### Work required
Below is a block of records: output all of them exactly and leave out the pictures.

### Provided records
# # # # # # #

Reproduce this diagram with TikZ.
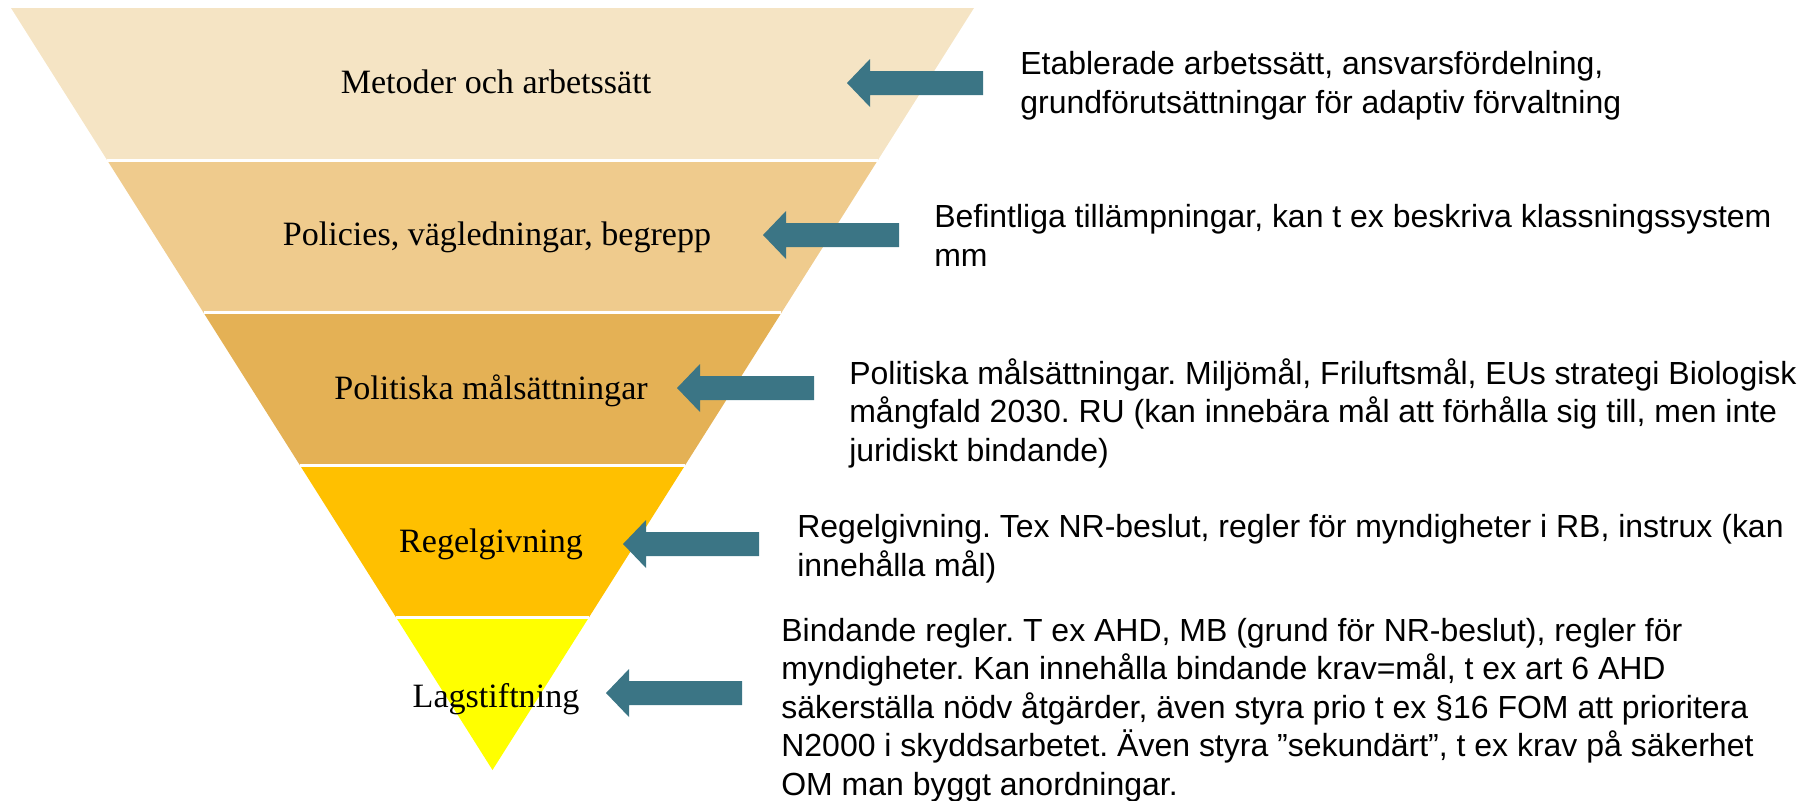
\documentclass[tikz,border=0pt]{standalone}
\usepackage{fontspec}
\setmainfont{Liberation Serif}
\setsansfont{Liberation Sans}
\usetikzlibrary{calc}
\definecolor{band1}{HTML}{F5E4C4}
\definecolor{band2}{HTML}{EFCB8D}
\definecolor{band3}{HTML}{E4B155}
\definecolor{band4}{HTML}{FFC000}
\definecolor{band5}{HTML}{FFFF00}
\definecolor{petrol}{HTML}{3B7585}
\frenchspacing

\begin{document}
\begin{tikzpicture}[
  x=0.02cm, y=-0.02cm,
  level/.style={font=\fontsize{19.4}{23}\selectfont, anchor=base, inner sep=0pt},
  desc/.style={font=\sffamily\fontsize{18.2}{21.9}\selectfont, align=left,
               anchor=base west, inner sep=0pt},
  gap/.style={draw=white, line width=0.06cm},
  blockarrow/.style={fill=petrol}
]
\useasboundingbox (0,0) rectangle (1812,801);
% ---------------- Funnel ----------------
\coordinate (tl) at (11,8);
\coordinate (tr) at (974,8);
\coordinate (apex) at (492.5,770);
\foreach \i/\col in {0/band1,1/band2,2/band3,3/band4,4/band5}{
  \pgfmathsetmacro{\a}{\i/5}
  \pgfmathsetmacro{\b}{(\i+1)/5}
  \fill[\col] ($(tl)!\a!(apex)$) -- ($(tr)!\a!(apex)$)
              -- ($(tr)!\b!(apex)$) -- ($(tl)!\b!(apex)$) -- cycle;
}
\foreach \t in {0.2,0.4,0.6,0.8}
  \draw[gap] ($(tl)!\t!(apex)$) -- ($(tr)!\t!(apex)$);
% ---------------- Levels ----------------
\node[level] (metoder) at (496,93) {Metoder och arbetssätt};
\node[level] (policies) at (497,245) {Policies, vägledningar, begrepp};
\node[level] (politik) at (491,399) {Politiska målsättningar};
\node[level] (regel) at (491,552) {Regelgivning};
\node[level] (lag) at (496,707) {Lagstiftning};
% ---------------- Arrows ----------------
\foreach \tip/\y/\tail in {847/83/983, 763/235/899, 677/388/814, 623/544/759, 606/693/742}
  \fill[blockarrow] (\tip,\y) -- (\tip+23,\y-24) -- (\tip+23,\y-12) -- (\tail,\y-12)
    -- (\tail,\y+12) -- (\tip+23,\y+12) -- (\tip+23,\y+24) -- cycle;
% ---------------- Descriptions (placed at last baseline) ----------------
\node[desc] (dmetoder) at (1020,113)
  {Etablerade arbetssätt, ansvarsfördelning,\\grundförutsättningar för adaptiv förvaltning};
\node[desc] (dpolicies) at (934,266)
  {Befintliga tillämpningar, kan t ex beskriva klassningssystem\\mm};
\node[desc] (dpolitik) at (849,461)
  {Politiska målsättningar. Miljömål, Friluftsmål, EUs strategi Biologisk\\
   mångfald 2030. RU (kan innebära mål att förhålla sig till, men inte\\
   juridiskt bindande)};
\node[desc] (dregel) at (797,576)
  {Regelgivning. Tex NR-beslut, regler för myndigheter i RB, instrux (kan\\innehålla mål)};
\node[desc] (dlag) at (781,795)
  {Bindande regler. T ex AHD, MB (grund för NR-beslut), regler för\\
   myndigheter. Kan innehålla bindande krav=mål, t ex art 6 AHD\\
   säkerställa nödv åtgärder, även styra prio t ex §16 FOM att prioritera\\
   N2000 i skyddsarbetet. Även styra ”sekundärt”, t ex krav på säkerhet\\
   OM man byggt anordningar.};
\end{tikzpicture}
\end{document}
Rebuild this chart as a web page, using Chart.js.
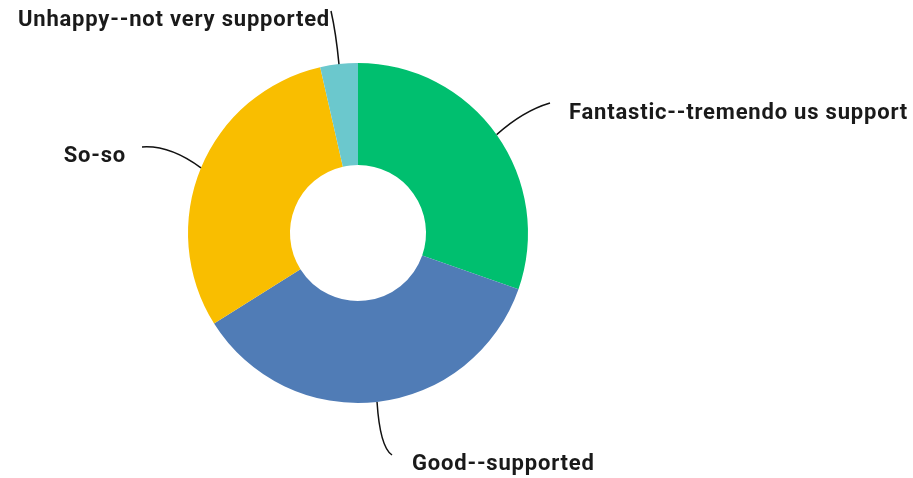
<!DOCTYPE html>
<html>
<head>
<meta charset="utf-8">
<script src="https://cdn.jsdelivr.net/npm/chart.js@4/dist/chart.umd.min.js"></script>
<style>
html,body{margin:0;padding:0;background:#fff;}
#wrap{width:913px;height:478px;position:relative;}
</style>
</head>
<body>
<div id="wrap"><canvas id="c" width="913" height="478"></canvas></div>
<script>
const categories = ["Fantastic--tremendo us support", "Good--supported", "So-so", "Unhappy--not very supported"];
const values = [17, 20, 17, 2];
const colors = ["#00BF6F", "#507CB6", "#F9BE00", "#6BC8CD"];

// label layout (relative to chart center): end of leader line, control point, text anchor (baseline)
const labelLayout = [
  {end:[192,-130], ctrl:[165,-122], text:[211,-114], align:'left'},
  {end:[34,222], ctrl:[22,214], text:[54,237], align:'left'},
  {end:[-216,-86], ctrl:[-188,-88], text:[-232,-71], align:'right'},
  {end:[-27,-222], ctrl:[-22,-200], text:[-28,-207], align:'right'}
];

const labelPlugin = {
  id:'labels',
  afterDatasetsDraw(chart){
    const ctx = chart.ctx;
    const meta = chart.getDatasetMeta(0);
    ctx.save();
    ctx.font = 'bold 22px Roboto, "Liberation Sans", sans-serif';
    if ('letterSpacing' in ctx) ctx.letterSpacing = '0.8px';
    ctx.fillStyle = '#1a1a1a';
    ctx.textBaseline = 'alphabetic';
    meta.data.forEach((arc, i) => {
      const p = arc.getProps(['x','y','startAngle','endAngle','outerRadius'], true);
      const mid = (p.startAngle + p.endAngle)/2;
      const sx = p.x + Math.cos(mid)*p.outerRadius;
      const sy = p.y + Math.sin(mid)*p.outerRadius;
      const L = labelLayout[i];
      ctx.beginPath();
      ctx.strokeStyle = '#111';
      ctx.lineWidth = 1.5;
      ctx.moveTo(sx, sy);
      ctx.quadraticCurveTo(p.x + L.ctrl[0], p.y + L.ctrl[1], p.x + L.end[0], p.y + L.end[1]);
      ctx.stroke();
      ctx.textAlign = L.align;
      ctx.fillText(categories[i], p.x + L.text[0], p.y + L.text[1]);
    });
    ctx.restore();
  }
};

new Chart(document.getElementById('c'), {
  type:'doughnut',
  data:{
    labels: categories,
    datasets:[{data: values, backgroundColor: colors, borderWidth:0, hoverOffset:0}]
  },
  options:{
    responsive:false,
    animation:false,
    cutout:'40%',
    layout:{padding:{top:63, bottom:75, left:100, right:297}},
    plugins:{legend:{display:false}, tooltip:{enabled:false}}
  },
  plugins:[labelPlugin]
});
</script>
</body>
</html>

# # # # # # #

### The response
Reproduce this diagram with TikZ.
\documentclass[tikz,border=0pt]{standalone}
\usepackage{fontspec}
\setmainfont{Liberation Serif}
\setsansfont{Liberation Sans}
\usetikzlibrary{calc}
\definecolor{band1}{HTML}{F5E4C4}
\definecolor{band2}{HTML}{EFCB8D}
\definecolor{band3}{HTML}{E4B155}
\definecolor{band4}{HTML}{FFC000}
\definecolor{band5}{HTML}{FFFF00}
\definecolor{petrol}{HTML}{3B7585}
\frenchspacing

\begin{document}
\begin{tikzpicture}[
  x=0.02cm, y=-0.02cm,
  level/.style={font=\fontsize{19.4}{23}\selectfont, anchor=base, inner sep=0pt},
  desc/.style={font=\sffamily\fontsize{18.2}{21.9}\selectfont, align=left,
               anchor=base west, inner sep=0pt},
  gap/.style={draw=white, line width=0.06cm},
  blockarrow/.style={fill=petrol}
]
\useasboundingbox (0,0) rectangle (1812,801);
% ---------------- Funnel ----------------
\coordinate (tl) at (11,8);
\coordinate (tr) at (974,8);
\coordinate (apex) at (492.5,770);
\foreach \i/\col in {0/band1,1/band2,2/band3,3/band4,4/band5}{
  \pgfmathsetmacro{\a}{\i/5}
  \pgfmathsetmacro{\b}{(\i+1)/5}
  \fill[\col] ($(tl)!\a!(apex)$) -- ($(tr)!\a!(apex)$)
              -- ($(tr)!\b!(apex)$) -- ($(tl)!\b!(apex)$) -- cycle;
}
\foreach \t in {0.2,0.4,0.6,0.8}
  \draw[gap] ($(tl)!\t!(apex)$) -- ($(tr)!\t!(apex)$);
% ---------------- Levels ----------------
\node[level] (metoder) at (496,93) {Metoder och arbetssätt};
\node[level] (policies) at (497,245) {Policies, vägledningar, begrepp};
\node[level] (politik) at (491,399) {Politiska målsättningar};
\node[level] (regel) at (491,552) {Regelgivning};
\node[level] (lag) at (496,707) {Lagstiftning};
% ---------------- Arrows ----------------
\foreach \tip/\y/\tail in {847/83/983, 763/235/899, 677/388/814, 623/544/759, 606/693/742}
  \fill[blockarrow] (\tip,\y) -- (\tip+23,\y-24) -- (\tip+23,\y-12) -- (\tail,\y-12)
    -- (\tail,\y+12) -- (\tip+23,\y+12) -- (\tip+23,\y+24) -- cycle;
% ---------------- Descriptions (placed at last baseline) ----------------
\node[desc] (dmetoder) at (1020,113)
  {Etablerade arbetssätt, ansvarsfördelning,\\grundförutsättningar för adaptiv förvaltning};
\node[desc] (dpolicies) at (934,266)
  {Befintliga tillämpningar, kan t ex beskriva klassningssystem\\mm};
\node[desc] (dpolitik) at (849,461)
  {Politiska målsättningar. Miljömål, Friluftsmål, EUs strategi Biologisk\\
   mångfald 2030. RU (kan innebära mål att förhålla sig till, men inte\\
   juridiskt bindande)};
\node[desc] (dregel) at (797,576)
  {Regelgivning. Tex NR-beslut, regler för myndigheter i RB, instrux (kan\\innehålla mål)};
\node[desc] (dlag) at (781,795)
  {Bindande regler. T ex AHD, MB (grund för NR-beslut), regler för\\
   myndigheter. Kan innehålla bindande krav=mål, t ex art 6 AHD\\
   säkerställa nödv åtgärder, även styra prio t ex §16 FOM att prioritera\\
   N2000 i skyddsarbetet. Även styra ”sekundärt”, t ex krav på säkerhet\\
   OM man byggt anordningar.};
\end{tikzpicture}
\end{document}
Rebuild this chart as a web page, using Chart.js.
<!DOCTYPE html>
<html>
<head>
<meta charset="utf-8">
<script src="https://cdn.jsdelivr.net/npm/chart.js@4/dist/chart.umd.min.js"></script>
<style>
html,body{margin:0;padding:0;background:#fff;}
#wrap{width:913px;height:478px;position:relative;}
</style>
</head>
<body>
<div id="wrap"><canvas id="c" width="913" height="478"></canvas></div>
<script>
const categories = ["Fantastic--tremendo us support", "Good--supported", "So-so", "Unhappy--not very supported"];
const values = [17, 20, 17, 2];
const colors = ["#00BF6F", "#507CB6", "#F9BE00", "#6BC8CD"];

// label layout (relative to chart center): end of leader line, control point, text anchor (baseline)
const labelLayout = [
  {end:[192,-130], ctrl:[165,-122], text:[211,-114], align:'left'},
  {end:[34,222], ctrl:[22,214], text:[54,237], align:'left'},
  {end:[-216,-86], ctrl:[-188,-88], text:[-232,-71], align:'right'},
  {end:[-27,-222], ctrl:[-22,-200], text:[-28,-207], align:'right'}
];

const labelPlugin = {
  id:'labels',
  afterDatasetsDraw(chart){
    const ctx = chart.ctx;
    const meta = chart.getDatasetMeta(0);
    ctx.save();
    ctx.font = 'bold 22px Roboto, "Liberation Sans", sans-serif';
    if ('letterSpacing' in ctx) ctx.letterSpacing = '0.8px';
    ctx.fillStyle = '#1a1a1a';
    ctx.textBaseline = 'alphabetic';
    meta.data.forEach((arc, i) => {
      const p = arc.getProps(['x','y','startAngle','endAngle','outerRadius'], true);
      const mid = (p.startAngle + p.endAngle)/2;
      const sx = p.x + Math.cos(mid)*p.outerRadius;
      const sy = p.y + Math.sin(mid)*p.outerRadius;
      const L = labelLayout[i];
      ctx.beginPath();
      ctx.strokeStyle = '#111';
      ctx.lineWidth = 1.5;
      ctx.moveTo(sx, sy);
      ctx.quadraticCurveTo(p.x + L.ctrl[0], p.y + L.ctrl[1], p.x + L.end[0], p.y + L.end[1]);
      ctx.stroke();
      ctx.textAlign = L.align;
      ctx.fillText(categories[i], p.x + L.text[0], p.y + L.text[1]);
    });
    ctx.restore();
  }
};

new Chart(document.getElementById('c'), {
  type:'doughnut',
  data:{
    labels: categories,
    datasets:[{data: values, backgroundColor: colors, borderWidth:0, hoverOffset:0}]
  },
  options:{
    responsive:false,
    animation:false,
    cutout:'40%',
    layout:{padding:{top:63, bottom:75, left:100, right:297}},
    plugins:{legend:{display:false}, tooltip:{enabled:false}}
  },
  plugins:[labelPlugin]
});
</script>
</body>
</html>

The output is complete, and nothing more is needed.